Producing clean energy from waste is pretty cool on its own, but biogas production also helps cut pollution in several ways.

When farmers spread manure in the fields, it releases methane, a greenhouse gas 25 times more potent than carbon dioxide. It can pollute local streams and runoff and let's face it, manure stinks.

The biogas production process takes the methane out of the manure and burns it to produce electricity, which reduces emissions almost 25 fold. Digestate, the leftover solids from the digestion process, is an even better fertilizer than manure, with fewer odors and significantly less pollution.

"[The farmer] has a product now that doesn't stink as much," says Michalski. "A product that's better balanced, that has a better nutrient and phosphor-nitrogen ratio. He can deal with it the same way he dealt with the manure before."

Lethbridge biogas collects the manure and returns it as a better product. "So for [the farmer], it's almost a no-brainer because he has to do nothing," says Michalski.

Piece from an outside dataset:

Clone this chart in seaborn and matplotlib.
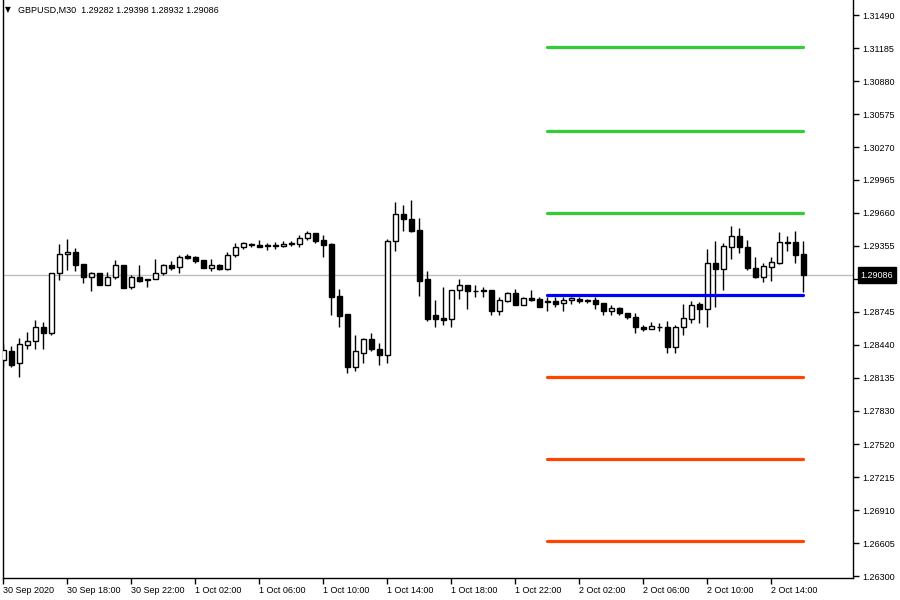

Most biogas applications are smaller than the 2.8 megawatt Lethbridge Biogas power plant which makes it perfect for farm scale and a great tool for economic diversification. James Callaghan has 250 head of dairy cattle in Lindsay, Ontario and he built a farm-scale digester and a 500 kilowatt power plant. Ontario has almost 30 farm-scale biogas plants. Michalski says there is room for hundreds of the same in Alberta.

A place for biogas

Michalski says the biggest hurdle to developing a biogas industry in Alberta is the patchwork of regulation currently in place. Thanks to red tape and uncertainty, it took Michalski and his partners the better part of 10 years to get their plant going.

"Well, we need a place for bioenergy and biogas, in particular," says Michalski. "We need some regulatory mechanism and incentives to get there."

Michalski thinks biogas should be recognized for its special benefits of not only producing base load green power, but solving a handful of environemental problems and creating economic diversification at a time when people are hungry for it.